SCHNEIDER and CORRIGAN, JJ., dissent.
COOK, J., of the Eleventh Appellate District, sitting for STERN, J.
LEACH, J., concurring.
Although I am in full agreement with the opinion of Judge Cook herein, I feel it desirable to add a few additional comments.
It is admitted in this case that no one on behalf of the city of Columbus ever demanded, or even specifically requested, that the Scioto Conservancy District levy the assessment in question. The petition filed by plaintiff in the Common Pleas Court sought a declaratory judgment as to several questions, the principal one being "whether defendant is required to levy the assessment in anticipation of which the note was issued."

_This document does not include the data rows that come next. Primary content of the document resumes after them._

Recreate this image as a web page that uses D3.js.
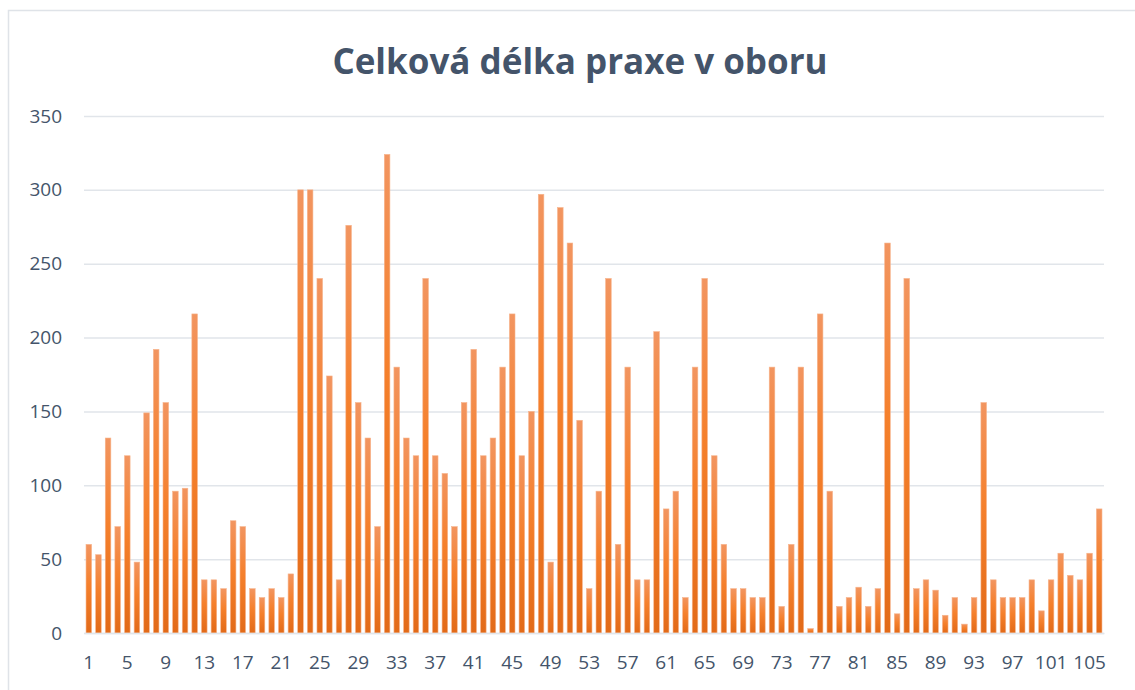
<!DOCTYPE html>
<html>
<head>
<meta charset="utf-8">
<script src="https://cdn.jsdelivr.net/npm/d3@7"></script>
<style>
  body { margin: 0; background: #fff; }
  svg { display: block; font-family: "Open Sans", sans-serif; }
</style>
</head>
<body>
<div class="chart"></div>
<script>
var title = "Celková délka praxe v oboru";

var categories = d3.range(1, 107);

var values = [
  60, 53, 132, 72, 120, 48, 149, 192, 156, 96,
  98, 216, 36, 36, 30, 76, 72, 30, 24, 30,
  24, 40, 300, 300, 240, 174, 36, 276, 156, 132,
  72, 324, 180, 132, 120, 240, 120, 108, 72, 156,
  192, 120, 132, 180, 216, 120, 150, 297, 48, 288,
  264, 144, 30, 96, 240, 60, 180, 36, 36, 204,
  84, 96, 24, 180, 240, 120, 60, 30, 30, 24,
  24, 180, 18, 60, 180, 3, 216, 96, 18, 24,
  31, 18, 30, 264, 13, 240, 30, 36, 29, 12,
  24, 6, 24, 156, 36, 24, 24, 24, 36, 15,
  36, 54, 39, 36, 54, 84
];

var yTicks = [0, 50, 100, 150, 200, 250, 300, 350];
var xTickLabels = categories.filter(function(d) { return (d - 1) % 4 === 0; });

var width = 1135, height = 690;
var margin = {top: 116, right: 31, bottom: 57, left: 84};
var plotW = width - margin.left - margin.right;
var plotH = height - margin.top - margin.bottom;

var svg = d3.select(".chart").append("svg")
  .attr("width", width)
  .attr("height", height);

// gradient for bars
var defs = svg.append("defs");
var grad = defs.append("linearGradient")
  .attr("id", "barGrad")
  .attr("x1", 0).attr("y1", 0).attr("x2", 0).attr("y2", 1);
grad.append("stop").attr("offset", "0%").attr("stop-color", "#f29560");
grad.append("stop").attr("offset", "45%").attr("stop-color", "#f5802c");
grad.append("stop").attr("offset", "100%").attr("stop-color", "#e26a18");

// chart frame
svg.append("rect")
  .attr("x", 8.5).attr("y", 10.5)
  .attr("width", 1140).attr("height", 700)
  .attr("fill", "none")
  .attr("stroke", "#dfe3e8")
  .attr("stroke-width", 1.5);

svg.append("text")
  .attr("x", 580)
  .attr("y", 74)
  .attr("text-anchor", "middle")
  .attr("fill", "#44546a")
  .style("font-size", "35px")
  .style("font-weight", "bold")
  .text(title);

var x = d3.scaleBand()
  .domain(categories)
  .range([0, plotW])
  .paddingInner(0.42)
  .paddingOuter(0.21);

var y = d3.scaleLinear()
  .domain([0, 350])
  .range([plotH, 0]);

var g = svg.append("g")
  .attr("transform", "translate(" + margin.left + "," + margin.top + ")");

// gridlines
var yAxis = d3.axisLeft(y)
  .tickValues(yTicks)
  .tickSize(-plotW)
  .tickPadding(22);

var gY = g.append("g").call(yAxis);
gY.select(".domain").remove();
gY.selectAll(".tick line")
  .attr("stroke", "#e1e5ea")
  .attr("stroke-width", 1.5);
gY.selectAll(".tick text")
  .attr("fill", "#44546a")
  .style("font-size", "19px")
  .style("font-family", "'Open Sans', sans-serif");

g.selectAll(".bar")
  .data(values)
  .enter().append("rect")
    .attr("class", "bar")
    .attr("x", function(d, i) { return x(categories[i]); })
    .attr("y", function(d) { return y(d); })
    .attr("width", x.bandwidth())
    .attr("height", function(d) { return plotH - y(d); })
    .attr("fill", "url(#barGrad)")
    .attr("stroke", "#f7b48c")
    .attr("stroke-width", 0.6);

var xAxis = d3.axisBottom(x)
  .tickValues(xTickLabels)
  .tickSize(0)
  .tickPadding(23);

var gX = g.append("g")
  .attr("transform", "translate(0," + plotH + ")")
  .call(xAxis);
gX.select(".domain")
  .attr("stroke", "#e1e5ea")
  .attr("stroke-width", 1.5);
gX.selectAll(".tick text")
  .attr("fill", "#44546a")
  .style("font-size", "19px")
  .style("font-family", "'Open Sans', sans-serif");
</script>
</body>
</html>
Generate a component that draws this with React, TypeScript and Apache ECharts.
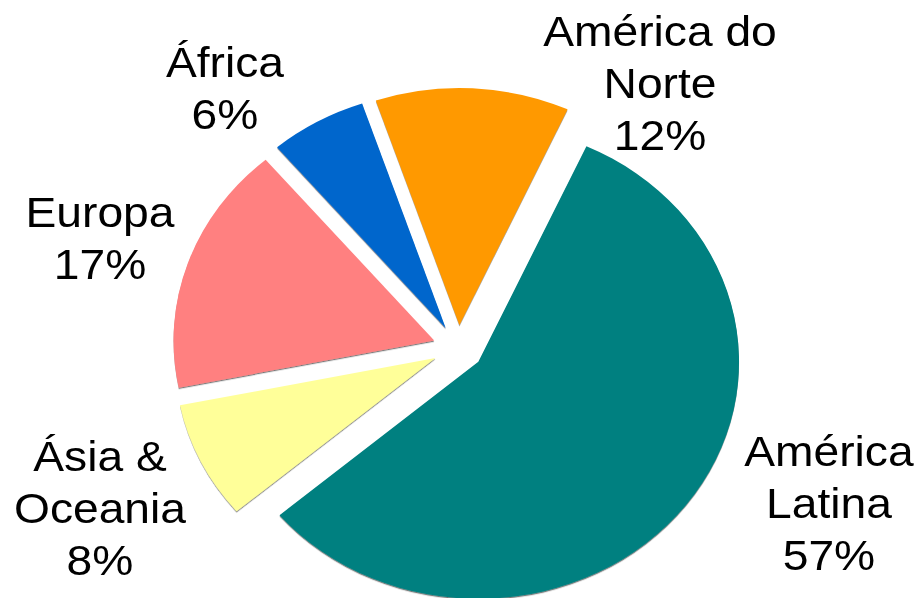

In such context, I believe it apparent that the statutes authorizing a levy of an assessment on the benefitted real estate are discretionary and not mandatory.
This does not mean, however, that a board of directors of a conservancy district possesses an absolute discretion, regardless of proof of abuse thereof, to arbitrarily refuse to levy such an assessment. Discretion is always subject to abuse, and if there be proof of abuse, such discretion can be controlled and directed by an action in mandamus. This court has so held or stated on many occasions. See cases cited in 35 Ohio Jurisprudence 2d 271. In this action in declaratory judgment, no such abuse of discretion was either alleged or proved.
O'NEILL, C. J., HERBERT, DUNCAN and COOK, JJ., concur in the foregoing concurring opinion.
SCHNEIDER, J., dissenting. As I see it, the word "may" in the statutes refers to an option as to the manner of payment. I can see no discretion as to whether or not the debt incurred shall be paid.
CORRIGAN, J., concurs in the foregoing dissenting opinion.